Carrey claims that Andy Kaufman appeared to him and telepathically “tapped him on the shoulder, and said, “Sit down. I’ll be doin’ my movie.” He added that “What happened afterward was out of my control.”

The Kaufman family wasn’t happy with Man on the Moon. They felt it presented Andy as a jerk, unlike the person they loved. It was too sappy. Too much a Hollywood story. Michael Kaufman, his brother, takes issue with the role that Bob Zmuda and Lynne Margulies claim they had in his brother’s life. They take special umbrage with the book they wrote in 2014,  Andy Kaufman: The Truth Finally, that claims that Andy really is alive and simply waiting to reveal himself.

This September, Jim Carrey caused a stir at a Harper’s Bazaar party where he said that he was there because “I wanted to come to the most meaningless thing I could come to” before ending the interview by claiming that he didn’t really exist. It was the most Kaufman of interviews. And ironic, considering that after twenty years, this footage would finally be shown.

Man on the Moon hits the beats of Andy’s life, but maybe I love it not for the movie that it is, but for the spirit of the man that it resists showing properly. To me, what takes a Kaufman performance beyond a routine and into transcendent bliss is the moment where you are confused. Or where you can see that he’s waiting for the punchline as much as you are. He can’t wait to sing the Mighty Mouse chorus. He is still Foreign Man under all of Elvis’ swagger. He’s a kid in his room wishing he could be Fred Blassie for a day without having to deal with the very real danger Blassie faced, such as 21 stabbing attempts and an acid attack. The film — and Carrey — get very close. And maybe the spirit of Andy is inside Carrey in the film.

But I find more of him in the interview that Carrey gives in this documentary. It feels truer than any of the antics he aped for Forman. Even the moment where he takes off his microphone and says, “We really got into some wild shit here,” you sense that he’s bewildered at the experience, even decades later.

Can anyone else even be Kaufman in a world where everything is seen as fake news and a conspiracy? Where media is already meta and simple tricks like playing with the vertical hold on a TV wouldn’t make sense any longer? If Andy had survived or stayed in the pop culture world, would he remain relevant? Or is the fact that he went away and could still take over another actor’s life remain his best and possibly final trick?

To me, the real difference between Carrey and Kaufman are their signature lines.

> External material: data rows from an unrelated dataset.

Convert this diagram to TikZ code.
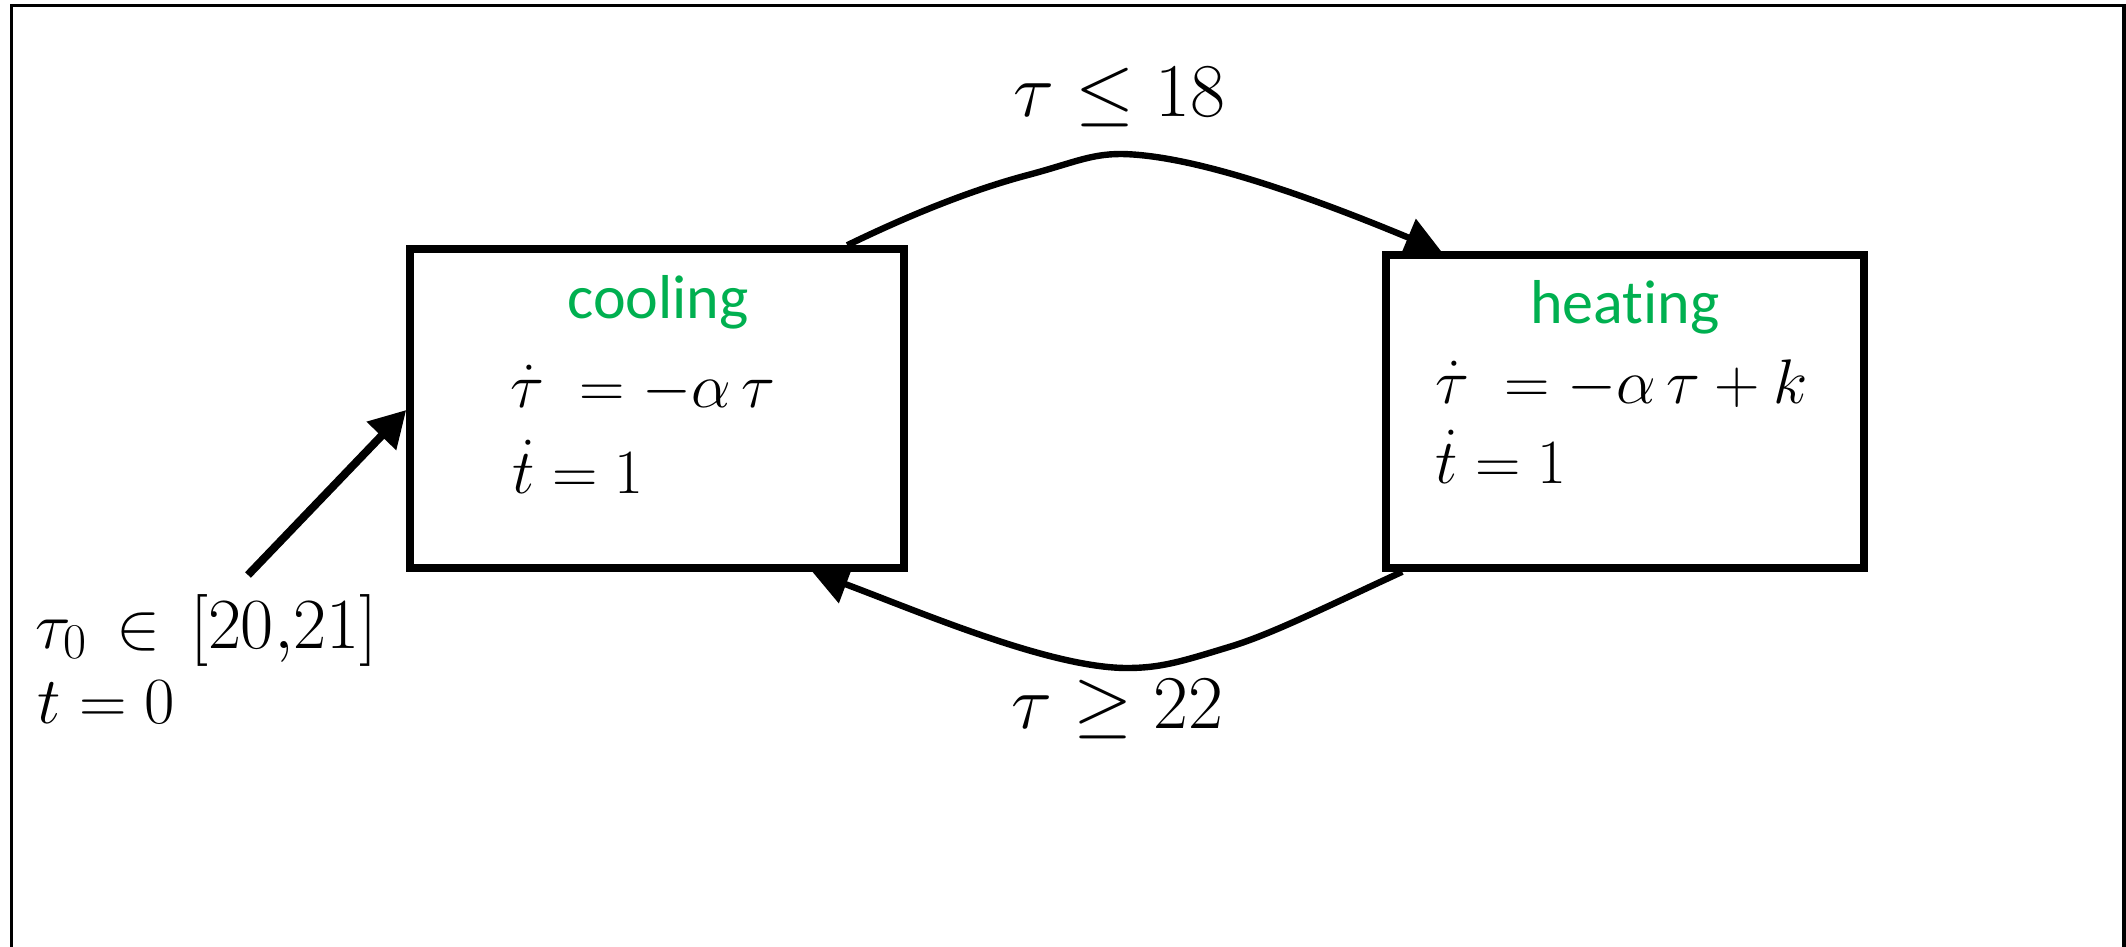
\documentclass[tikz,border=0pt]{standalone}
\usepackage{fix-cm}
\usepackage{fontspec}
\newfontfamily\calibri[Ligatures=NoCommon]{Carlito}
\usetikzlibrary{arrows.meta,calc}
\definecolor{stategreen}{RGB}{0,176,80}
\newcommand{\subzero}{\hbox{\fontsize{25pt}{25pt}\selectfont 0}}
\newcommand{\initrange}{\hbox{\fontsize{36pt}{40pt}\selectfont$[20{,}21]$}}
\begin{document}
\begin{tikzpicture}[x=0.5pt,y=-0.5pt,
  statebox/.style={draw,line width=3.75pt,fill=white,inner sep=0pt},
  modename/.style={inner sep=0pt,anchor=base,text=stategreen,font=\calibri\fontsize{31pt}{37pt}\selectfont},
  flowtext/.style={inner sep=0pt,anchor=base west,font=\fontsize{31.5pt}{38pt}\selectfont},
  guardtext/.style={inner sep=0pt,anchor=base west,font=\fontsize{38pt}{45pt}\selectfont},
  inittext/.style={inner sep=0pt,anchor=base west,font=\fontsize{33pt}{40pt}\selectfont},
  trans/.style={line width=3.2pt,-{Triangle[length=18pt,width=19.5pt]}},
  inittrans/.style={line width=4pt,-{Triangle[length=18pt,width=19.5pt]}}]
\useasboundingbox (0,0) rectangle (2126,947);
\clip (0,0) rectangle (2126,947);
\draw[line width=1.75pt] (11.5,5.5) rectangle (2124,1000);
% states
\node[statebox,minimum width=247pt,minimum height=159.5pt] (cool) at (657,408.5) {};
\node[statebox,minimum width=239pt,minimum height=156.5pt] (heat) at (1625,411.5) {};
% texts
\node[modename] (coolname) at (658,318) {cooling};
\node[flowtext] (coolflow1) at (510,407) {$\dot\tau\;=-\alpha\,\tau$};
\node[flowtext] (coolflow2) at (512,493) {$\dot t=1$};
\node[modename] (heatname) at (1625,323) {heating};
\node[flowtext] (heatflow1) at (1435,403) {$\dot\tau\;=-\alpha\,\tau+k$};
\node[flowtext] (heatflow2) at (1435,483) {$\dot t=1$};
\node[inittext] (init1) at (35,648) {$\tau_{\subzero}\,\in\,\initrange$};
\node[inittext] (init2) at (37,723) {$t=0$};
\node[guardtext] (guardtop) at (1013,117) {$\tau\leq18$};
\node[guardtext] (guardbot) at (1011,728) {$\tau\geq22$};
% transitions
\coordinate (initstart) at (248,575);
\draw[inittrans] (initstart) -- ($(cool.west)+(0,1.5)$);
\draw[trans] ($(cool.north west)+(441,0)$) .. controls (930,205) and (990,185) .. (1028,175)
  .. controls (1073,163) and (1090,154) .. (1121,154)
  .. controls (1200,155) and (1330,205) .. ($(heat.north west)+(59,0)$);
\draw[trans] ($(heat.south west)+(20,0)$) .. controls (1330,605) and (1270,635) .. (1229,647)
  .. controls (1180,662) and (1160,668) .. (1127,668)
  .. controls (1050,668) and (920,612) .. ($(cool.south west)+(406,0)$);
\end{tikzpicture}
\end{document}
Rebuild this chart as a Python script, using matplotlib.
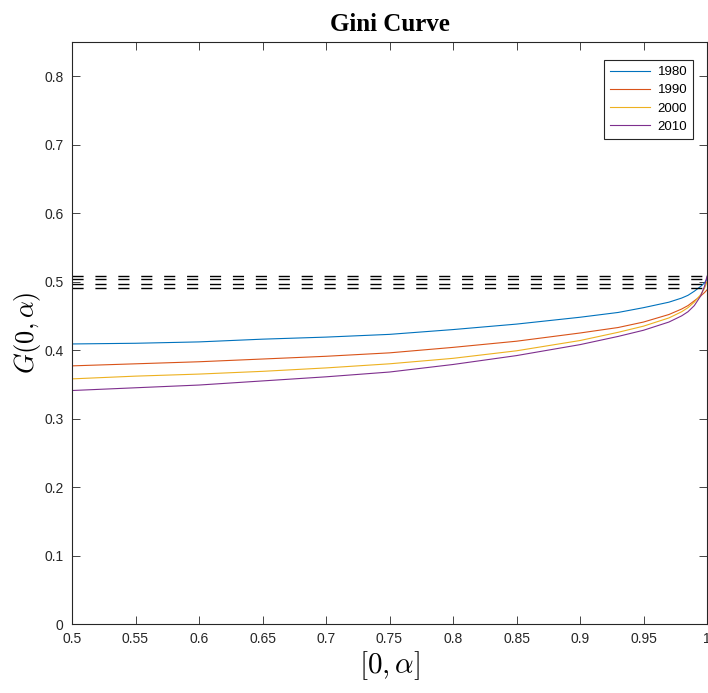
import matplotlib
matplotlib.use("Agg")
import matplotlib.pyplot as plt

# alpha grid
alpha = [0.5, 0.55, 0.6, 0.65, 0.7, 0.75, 0.8, 0.85, 0.9, 0.93, 0.95, 0.97, 0.98, 0.985, 0.99, 0.995, 0.998, 1.0]

years = ['1980', '1990', '2000', '2010']
g1980 = [0.409, 0.410, 0.412, 0.416, 0.419, 0.423, 0.430, 0.438, 0.448, 0.455, 0.462, 0.470, 0.476, 0.480, 0.486, 0.493, 0.498, 0.504]
g1990 = [0.377, 0.380, 0.383, 0.387, 0.391, 0.396, 0.404, 0.413, 0.425, 0.433, 0.441, 0.452, 0.460, 0.465, 0.472, 0.479, 0.484, 0.488]
g2000 = [0.358, 0.362, 0.365, 0.369, 0.374, 0.380, 0.388, 0.399, 0.414, 0.426, 0.435, 0.447, 0.456, 0.462, 0.470, 0.481, 0.490, 0.500]
g2010 = [0.341, 0.345, 0.349, 0.355, 0.361, 0.368, 0.379, 0.392, 0.408, 0.420, 0.429, 0.441, 0.450, 0.456, 0.465, 0.479, 0.493, 0.508]

# full Gini values (dashed reference lines)
gini_full = [0.508, 0.504, 0.496, 0.491]

colors = ['#0072BD', '#D95319', '#EDB120', '#7E2F8E']

plt.rcParams['mathtext.fontset'] = 'cm'

fig = plt.figure(figsize=(7.08, 6.93), dpi=100)
ax = fig.add_axes([72 / 708, 69 / 693, 635 / 708, 582 / 693])

for series, year, c in zip([g1980, g1990, g2000, g2010], years, colors):
    ax.plot(alpha, series, color=c, lw=0.8, label=year)

for g in gini_full:
    ax.plot([alpha[0], alpha[-1]], [g, g], color='black', lw=1.0,
            dashes=(8, 8.5))

ax.set_xlim(0.5, 1.0)
ax.set_ylim(0, 0.85)
ax.set_xticks([0.5, 0.55, 0.6, 0.65, 0.7, 0.75, 0.8, 0.85, 0.9, 0.95, 1.0])
ax.set_xticklabels(['0.5', '0.55', '0.6', '0.65', '0.7', '0.75', '0.8', '0.85', '0.9', '0.95', '1'])
ax.set_yticks([0, 0.1, 0.2, 0.3, 0.4, 0.5, 0.6, 0.7, 0.8])
ax.set_yticklabels(['0', '0.1', '0.2', '0.3', '0.4', '0.5', '0.6', '0.7', '0.8'])

for s in ax.spines.values():
    s.set_color('#262626')
    s.set_linewidth(0.8)
ax.tick_params(direction='in', top=True, right=True, length=6, width=0.6,
               colors='#262626', labelsize=10, pad=6)
for lbl in ax.get_xticklabels() + ax.get_yticklabels():
    lbl.set_family('Liberation Sans')

ax.set_title('Gini Curve', family='Liberation Serif', fontweight='bold',
             fontsize=18, pad=8)
ax.set_xlabel(r'$[0,\alpha]$', fontsize=21, labelpad=2)
ax.set_ylabel(r'$G(0,\alpha)$', fontsize=19, labelpad=1)

leg = ax.legend(loc='upper right', bbox_to_anchor=(0.978, 0.969),
                borderaxespad=0,
                prop={'family': 'Liberation Sans', 'size': 9.5},
                fancybox=False, edgecolor='#262626', framealpha=1,
                handlelength=3.0, handletextpad=0.6, borderpad=0.45,
                labelspacing=0.45)
leg.get_frame().set_linewidth(0.8)

fig.savefig('out.png', dpi=100)
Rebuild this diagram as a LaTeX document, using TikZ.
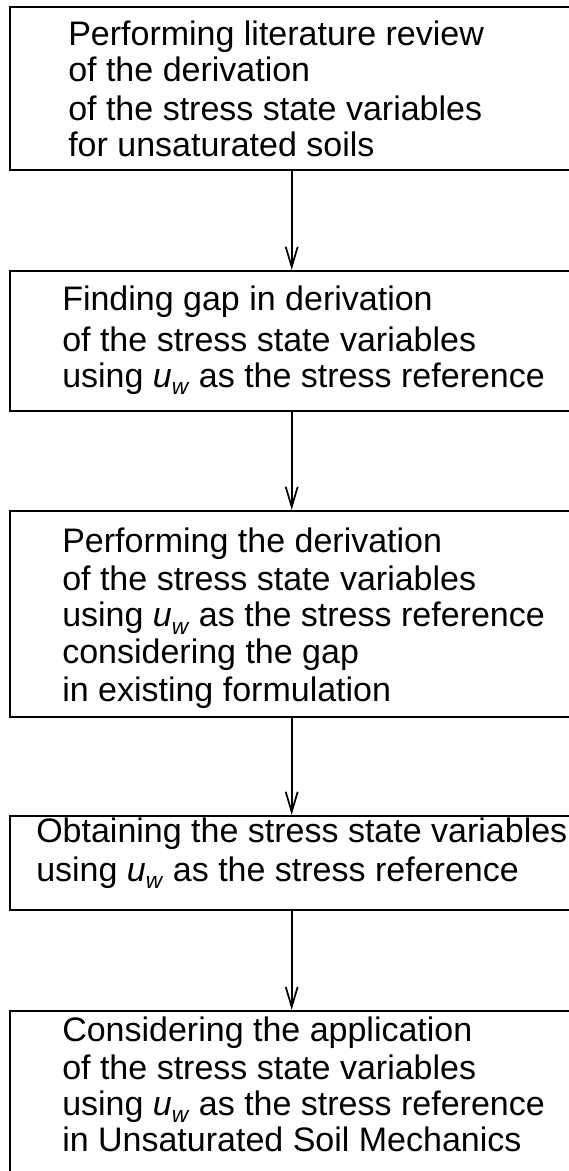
\documentclass[tikz,border=0pt]{standalone}
\usepackage{fontspec}
\setmainfont{Liberation Sans}
\usetikzlibrary{arrows.meta,fit}
\newcommand{\uw}{\textit{u}\raisebox{-0.22em}{\fontsize{17pt}{17pt}\selectfont\textit{w}}}
\begin{document}
\begin{tikzpicture}[x=0.75pt,y=-0.75pt,
  box/.style={draw,line width=1.3pt,inner sep=0pt},
  ln/.style={anchor=base west,inner sep=0pt,font=\fontsize{25.5pt}{30pt}\selectfont},
  arr/.style={line width=1.3pt,-{Straight Barb[length=15pt,width=9pt]}}]
\useasboundingbox (0,0) rectangle (568,1171);
% boxes
\node[box, fit={(10,7.3) (573.4,170)}] (b1) {};
\node[box, fit={(10,270.7) (573.4,410.7)}] (b2) {};
\node[box, fit={(10,510.7) (573.4,716.7)}] (b3) {};
\node[box, fit={(10,815.7) (573.4,909.7)}] (b4) {};
\node[box, fit={(10,1010.7) (573.4,1185)}] (b5) {};
% box 1 text
\node[ln] (t1a) at (68,45) {Performing literature review};
\node[ln] (t1b) at (68,81) {of the derivation};
\node[ln] (t1c) at (68,120) {of the stress state variables};
\node[ln] (t1d) at (68,156) {for unsaturated soils};
% box 2 text
\node[ln] (t2a) at (62,310) {Finding gap in derivation};
\node[ln] (t2b) at (62,351.7) {of the stress state variables};
\node[ln] (t2c) at (62,387.3) {using \uw{} as the stress reference};
% box 3 text
\node[ln] (t3a) at (62,552.7) {Performing the derivation};
\node[ln] (t3b) at (62,590) {of the stress state variables};
\node[ln] (t3c) at (62,626.7) {using \uw{} as the stress reference};
\node[ln] (t3d) at (62,663.3) {considering the gap};
\node[ln] (t3e) at (62,701) {in existing formulation};
% box 4 text
\node[ln] (t4a) at (36,842.3) {Obtaining the stress state variables};
\node[ln] (t4b) at (36,881) {using \uw{} as the stress reference};
% box 5 text
\node[ln] (t5a) at (62,1041.7) {Considering the application};
\node[ln] (t5b) at (62,1079) {of the stress state variables};
\node[ln] (t5c) at (62,1115) {using \uw{} as the stress reference};
\node[ln] (t5d) at (62,1151.7) {in Unsaturated Soil Mechanics};
% arrows
\draw[arr] (b1.south) -- (b2.north);
\draw[arr] (b2.south) -- (b3.north);
\draw[arr] (b3.south) -- (b4.north);
\draw[arr] (b4.south) -- (b5.north);
\end{tikzpicture}
\end{document}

Carrey found that he wanted to free the audience from concern, to say “Alrighty, then” and become the Hyde to his everyday Jekyll, to unleash the monster within himself and ignore any worry that anyone wouldn’t like him. It no longer mattered. But for all the ways Kaufman chased his audience away, his “thank you very much” was honest and pure, respecting the members of the audience that put up with the insanity and pranks and reality-bending nonsense to come through to the other side, to savor the moment of being entertained, to sit and devour milk and cookies before finding him on the Staten Island Ferry the next morning, where the show would just keep going.